Out of neccessity, I wore my baby for most of our camping trip. She didn’t care for the sand very much, it was cold much of the time and it was the only way she would take naps while we hung out on the beach. This was a new experience for me.
Now, I now that there are a lot of you mama’s out there who live with a baby attached to your body. I know, because you preach it proudly. Some blogs even go so far as to ridicule and insult mama’s who don’t wear their babies. I stay quiet on the subject as a general rule. But here it is, in a nutshell.
I have done all five of my babies the same way – schedules, self soothing, not in my bed and certainly not kangaroo style. I have had only happy results. My kids are all outgoing, well adjusted, secure, happy people. They have slept through the night from 2-8 weeks of age, they have no separation anxiety issues and are thriving.
I don’t enter the debate because, I feel that this is a very personal decision. If you want to sleep with your baby, great. I would rather have a full nights sleep. If you want to wear your baby, go for it. I have back and hip issues that make that very uncomfortable. If you don’t ever let your baby cry, fine. I feel that it is important that baby learn to self soothe. I may not agree with you on which is best, (obviously, I do what I think is best for myself and my babies) but these are not huge issues to me. Parenting is about so much more than that.

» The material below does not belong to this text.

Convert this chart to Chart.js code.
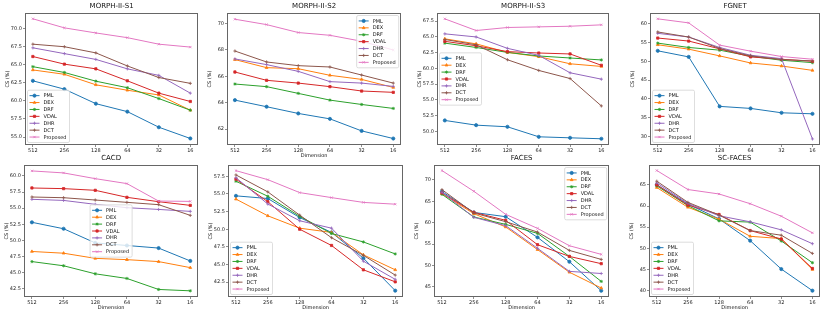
<!DOCTYPE html>
<html>
<head>
<meta charset="utf-8">
<script src="https://cdn.jsdelivr.net/npm/chart.js@4.4.0/dist/chart.umd.min.js"></script>
<style>
  body { margin: 0; background: #fff; }
  #wrap { position: relative; width: 830px; height: 314px; overflow: hidden; background: #fff; }
  .panel { position: absolute; }
</style>
</head>
<body>
<div id="wrap"></div>
<script>
const dimensions = ["512", "256", "128", "64", "32", "16"];
const methods = ["PML", "DEX", "DRF", "VDAL", "DHR", "DCT", "Proposed"];
const colors = ["#1f77b4", "#ff7f0e", "#2ca02c", "#d62728", "#9467bd", "#8c564b", "#e377c2"];
const markers = ["circle", "triangle", "star", "rect", "cross", "cross", "crossRot"];

// one row per method, in the order of `methods`
const morphS1 = [
  [62.75, 61.6, 59.6, 58.5, 56.35, 54.8],
  [64.25, 63.65, 62.2, 61.45, 60.8, 58.7],
  [64.7, 63.9, 62.7, 61.8, 60.3, 58.7],
  [66.1, 65.05, 64.4, 62.75, 61.05, 59.9],
  [67.3, 66.5, 65.7, 64.4, 63.5, 61.05],
  [67.8, 67.45, 66.6, 64.8, 63.2, 62.4],
  [71.3, 70.05, 69.35, 68.7, 67.8, 67.4]
];
const morphS2 = [
  [64.2, 63.7, 63.19, 62.78, 61.87, 61.29],
  [67.27, 66.66, 66.58, 66.08, 65.77, 65.16],
  [65.42, 65.22, 64.71, 64.2, 63.87, 63.57],
  [66.33, 65.7, 65.49, 65.22, 64.89, 64.79],
  [67.32, 66.89, 66.38, 65.6, 65.49, 65.24],
  [67.92, 67.09, 66.81, 66.71, 66.1, 65.49],
  [70.33, 69.92, 69.32, 69.11, 68.66, 68.0]
];
const morphS3 = [
  [51.75, 51.0, 50.74, 49.15, 48.99, 48.84],
  [64.7, 63.9, 62.55, 61.87, 60.74, 60.32],
  [64.02, 63.33, 62.55, 61.98, 61.66, 61.35],
  [64.3, 63.6, 62.67, 62.45, 62.3, 60.5],
  [65.49, 65.0, 63.19, 62.08, 59.31, 58.3],
  [64.6, 63.75, 61.38, 59.68, 58.4, 54.05],
  [67.87, 66.02, 66.5, 66.6, 66.7, 66.92]
];
const fgnet = [
  [52.77, 51.16, 38.04, 37.5, 36.34, 36.07],
  [54.38, 53.21, 51.43, 49.55, 48.75, 47.59],
  [54.82, 53.66, 52.95, 51.34, 50.27, 49.64],
  [56.16, 55.36, 53.3, 51.16, 50.54, 50.0],
  [57.41, 56.43, 53.66, 51.6, 50.7, 29.4],
  [57.77, 56.43, 53.39, 51.43, 50.45, 50.09],
  [61.25, 60.18, 54.29, 52.68, 51.25, 50.54]
];
const cacd = [
  [52.8, 51.8, 49.6, 49.2, 48.8, 46.8],
  [48.27, 48.0, 47.2, 47.0, 46.7, 45.76],
  [46.7, 46.05, 44.8, 44.08, 42.37, 42.16],
  [58.13, 58.03, 57.77, 56.68, 56.0, 55.43],
  [56.37, 56.2, 55.59, 55.07, 54.8, 54.5],
  [56.73, 56.62, 56.26, 55.9, 55.54, 53.88],
  [60.78, 60.47, 59.58, 58.81, 56.1, 56.05]
];
const untitled = [
  [54.73, 54.35, 51.66, 49.55, 45.9, 41.3],
  [54.27, 51.9, 50.15, 49.55, 46.37, 44.25],
  [56.8, 54.67, 51.83, 49.4, 48.2, 46.5],
  [57.1, 53.9, 50.0, 47.7, 44.25, 42.55],
  [57.3, 53.57, 51.2, 50.15, 45.47, 42.9],
  [57.69, 55.29, 52.0, 48.8, 46.3, 43.5],
  [58.3, 57.02, 55.19, 54.48, 53.8, 53.55]
];
const faces = [
  [67.3, 62.4, 61.4, 56.56, 50.86, 44.06],
  [66.8, 62.1, 59.0, 53.7, 48.4, 44.7],
  [66.64, 61.33, 59.6, 57.5, 52.1, 46.25],
  [66.95, 62.42, 60.55, 54.84, 52.1, 50.4],
  [67.1, 61.25, 59.3, 54.0, 48.6, 48.1],
  [67.73, 62.27, 60.23, 57.8, 53.5, 51.4],
  [72.2, 67.35, 61.95, 58.67, 54.6, 52.58]
];
const scFaces = [
  [65.0, 60.47, 56.96, 51.82, 45.1, 40.0],
  [64.37, 59.7, 56.9, 52.85, 52.3, 45.0],
  [64.76, 60.1, 56.5, 56.2, 51.74, 46.6],
  [65.0, 60.24, 58.0, 54.2, 52.2, 45.24],
  [65.47, 60.63, 57.7, 56.27, 54.37, 51.1],
  [65.87, 60.87, 57.87, 54.2, 53.1, 48.8],
  [68.4, 63.9, 62.85, 60.55, 57.6, 53.66]
];

// y tick labels for each panel
const ticksS1 = [55, 57.5, 60, 62.5, 65, 67.5, 70];
const ticksS2 = [62, 64, 66, 68, 70];
const ticksS3 = [50, 52.5, 55, 57.5, 60, 62.5, 65, 67.5];
const ticksFgnet = [30, 35, 40, 45, 50, 55, 60];
const ticksCacd = [42.5, 45, 47.5, 50, 52.5, 55, 57.5, 60];
const ticksUntitled = [42.5, 45, 47.5, 50, 52.5, 55, 57.5];
const ticksFaces = [45, 50, 55, 60, 65, 70];
const ticksScFaces = [40, 45, 50, 55, 60, 65];

const FONT = '"DejaVu Sans", sans-serif';
const Y_W = 25, X_H = 16, TOP_PAD = 12, RIGHT_PAD = 3;

const panels = [
  { title: "MORPH-II-S1", data: morphS1, yt: ticksS1, dec: 1, min: 53.9, max: 72.1, box: [25, 13, 200, 145], legend: "lower left", xTitle: "" },
  { title: "MORPH-II-S2", data: morphS2, yt: ticksS2, dec: 0, min: 60.8, max: 70.8, box: [227, 13, 403, 145], legend: "upper right", xTitle: "Dimension" },
  { title: "MORPH-II-S3", data: morphS3, yt: ticksS3, dec: 1, min: 47.85, max: 68.8, box: [437, 13, 611, 145], legend: "center left", xTitle: "" },
  { title: "FGNET", data: fgnet, yt: ticksFgnet, dec: 0, min: 27.8, max: 62.8, box: [650, 13, 822, 145], legend: "lower left", xTitle: "" },
  { title: "CACD", data: cacd, yt: ticksCacd, dec: 1, min: 41.2, max: 61.7, box: [24, 165, 200, 297], legend: "center", xTitle: "Dimension" },
  { title: "", data: untitled, yt: ticksUntitled, dec: 1, min: 40.4, max: 59.1, box: [228, 165, 405, 297], legend: "lower left", xTitle: "Dimension" },
  { title: "FACES", data: faces, yt: ticksFaces, dec: 0, min: 42.6, max: 73.5, box: [434, 165, 611, 297], legend: "upper right", xTitle: "Dimension" },
  { title: "SC-FACES", data: scFaces, yt: ticksScFaces, dec: 0, min: 38.5, max: 69.7, box: [649, 165, 822, 297], legend: "lower left", xTitle: "Dimension" }
];

function drawMarker(ctx, style, r, x, y, color) {
  ctx.fillStyle = color;
  ctx.strokeStyle = color;
  ctx.lineWidth = 0.8;
  Chart.helpers.drawPoint(ctx, { pointStyle: style, radius: r, borderWidth: 0.8, rotation: 0 }, x, y);
}

// title, frame and legend drawn like matplotlib axes
const axesDeco = {
  id: "axesDeco",
  afterDatasetsDraw(chart, args, opts) {
    const ctx = chart.ctx, a = chart.chartArea;
    ctx.save();
    ctx.strokeStyle = "#666";
    ctx.lineWidth = 1;
    ctx.strokeRect(Math.round(a.left) + 0.5, Math.round(a.top) + 0.5, Math.round(a.right - a.left) - 1, Math.round(a.bottom - a.top) - 1);
    ctx.restore();
  },
  afterDraw(chart, args, opts) {
    const ctx = chart.ctx, a = chart.chartArea;
    ctx.save();
    if (opts.title) {
      ctx.font = "7px " + FONT;
      ctx.fillStyle = "#111";
      ctx.textAlign = "center";
      ctx.textBaseline = "middle";
      ctx.fillText(opts.title, (a.left + a.right) / 2, a.top - 6.5);
    }
    // legend
    ctx.font = "5px " + FONT;
    const rowH = 6.9, pad = 2, handle = 10, gap = 4, axPad = 2.5;
    const tw = Math.max(...methods.map(m => ctx.measureText(m).width));
    const w = pad * 2 + handle + gap + tw + 1, h = pad * 2 + rowH * methods.length;
    let x, y;
    if (opts.legend === "lower left") { x = a.left + axPad; y = a.bottom - axPad - h; }
    else if (opts.legend === "upper right") { x = a.right - axPad - w; y = a.top + axPad; }
    else if (opts.legend === "center left") { x = a.left + axPad; y = (a.top + a.bottom) / 2 - h / 2; }
    else { x = (a.left + a.right) / 2 - w / 2; y = (a.top + a.bottom) / 2 - h / 2; }
    const r = 1.5;
    ctx.beginPath();
    ctx.moveTo(x + r, y);
    ctx.lineTo(x + w - r, y);
    ctx.arcTo(x + w, y, x + w, y + r, r);
    ctx.lineTo(x + w, y + h - r);
    ctx.arcTo(x + w, y + h, x + w - r, y + h, r);
    ctx.lineTo(x + r, y + h);
    ctx.arcTo(x, y + h, x, y + h - r, r);
    ctx.lineTo(x, y + r);
    ctx.arcTo(x, y, x + r, y, r);
    ctx.closePath();
    ctx.fillStyle = "rgba(255,255,255,0.8)";
    ctx.fill();
    ctx.strokeStyle = "#d4d4d4";
    ctx.lineWidth = 0.8;
    ctx.stroke();
    methods.forEach((m, i) => {
      const cy = y + pad + rowH * (i + 0.5);
      ctx.strokeStyle = colors[i];
      ctx.lineWidth = 1;
      ctx.beginPath();
      ctx.moveTo(x + pad, cy);
      ctx.lineTo(x + pad + handle, cy);
      ctx.stroke();
      drawMarker(ctx, markers[i], 1.6, x + pad + handle / 2, cy, colors[i]);
      ctx.fillStyle = "#111";
      ctx.textAlign = "left";
      ctx.textBaseline = "middle";
      ctx.fillText(m, x + pad + handle + gap, cy + 0.3);
    });
    ctx.restore();
  }
};

const wrap = document.getElementById("wrap");

panels.forEach((p) => {
  const [l, t, r, b] = p.box;
  const w = (r - l) + Y_W + RIGHT_PAD;
  const h = (b - t) + TOP_PAD + X_H;
  const div = document.createElement("div");
  div.className = "panel";
  div.style.left = (l - Y_W) + "px";
  div.style.top = (t - TOP_PAD) + "px";
  div.style.width = w + "px";
  div.style.height = h + "px";
  const canvas = document.createElement("canvas");
  canvas.width = w;
  canvas.height = h;
  canvas.style.width = w + "px";
  canvas.style.height = h + "px";
  div.appendChild(canvas);
  wrap.appendChild(div);

  const datasets = methods.map((m, i) => ({
    label: m,
    data: p.data[i].map((v, k) => ({ x: k, y: v })),
    borderColor: colors[i],
    backgroundColor: colors[i],
    borderWidth: 1,
    pointStyle: markers[i],
    pointRadius: 1.6,
    pointBorderWidth: 0.8,
    pointBackgroundColor: colors[i],
    pointBorderColor: colors[i],
    tension: 0,
    order: methods.length - 1 - i
  }));

  new Chart(canvas.getContext("2d"), {
    type: "line",
    data: { datasets },
    plugins: [axesDeco],
    options: {
      responsive: false,
      animation: false,
      devicePixelRatio: 1,
      events: [],
      layout: { padding: { top: TOP_PAD, right: RIGHT_PAD, left: 0, bottom: 0 } },
      plugins: {
        legend: { display: false },
        tooltip: { enabled: false },
        title: { display: false },
        axesDeco: { title: p.title, legend: p.legend }
      },
      scales: {
        x: {
          type: "linear",
          min: -0.25,
          max: 5.25,
          afterBuildTicks: (s) => { s.ticks = dimensions.map((d, i) => ({ value: i })); },
          afterFit: (s) => { s.height = X_H; },
          ticks: {
            callback: (v) => dimensions[v],
            font: { size: 5, family: FONT },
            color: "#222",
            padding: 1,
            maxRotation: 0,
            autoSkip: false
          },
          grid: { display: true, drawOnChartArea: false, drawTicks: true, tickLength: 2, color: "#444", lineWidth: 0.6 },
          border: { display: false },
          title: { display: !!p.xTitle, text: p.xTitle, font: { size: 5, family: FONT }, color: "#111", padding: { top: 2, bottom: 2 } }
        },
        y: {
          min: p.min,
          max: p.max,
          afterBuildTicks: (s) => { s.ticks = p.yt.map(v => ({ value: v })); },
          afterFit: (s) => { s.width = Y_W; },
          ticks: {
            callback: (v) => Number(v).toFixed(p.dec),
            font: { size: 5, family: FONT },
            color: "#222",
            padding: 1
          },
          grid: { display: true, drawOnChartArea: false, drawTicks: true, tickLength: 2, color: "#444", lineWidth: 0.6 },
          border: { display: false },
          title: { display: true, text: "CS (%)", font: { size: 5, family: FONT }, color: "#111", padding: { top: 5, bottom: 5 } }
        }
      }
    }
  });
});
</script>
</body>
</html>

I only bring it up now because of this last week. It was the most use my sling has ever seen. I felt like a kangaroo. And it wasn’t all bad. I liked rocking her to sleep, because I don’t really do that very often. I liked knowing where she was and that she was secure, especially in that environment. I can see why some mama’s are so sold on the idea. However, when we got home, and I set her free on the floor, it was so wonderful. I think she was just as relieved as I was. And, when I put her down in her bed for her nap in her own room with her wooly, she snuggled down instantly and fell asleep.
In short, I like the method that I have chosen. Doing something different for a week was interesting, but did not persuade me to change. Although some moments, like this one, were fabulous!
The point I am trying to make is not which is better, or who is the better mama. I don’t care if you wear your babies, sleep with them, or rock them to sleep. (I think you must be awfully tired, or strong, or resiliant!) I don’t feel that I have to convert you to my way, or to say that your way is wrong, or identify myself as a “Babywise Mama”. Why do we have to bicker when it really comes down to style or preference. If my children are thriving and loved, and your children are thriving and loved, then why all the posturing? Can’t we all just get along?
And that is all I have to say about that.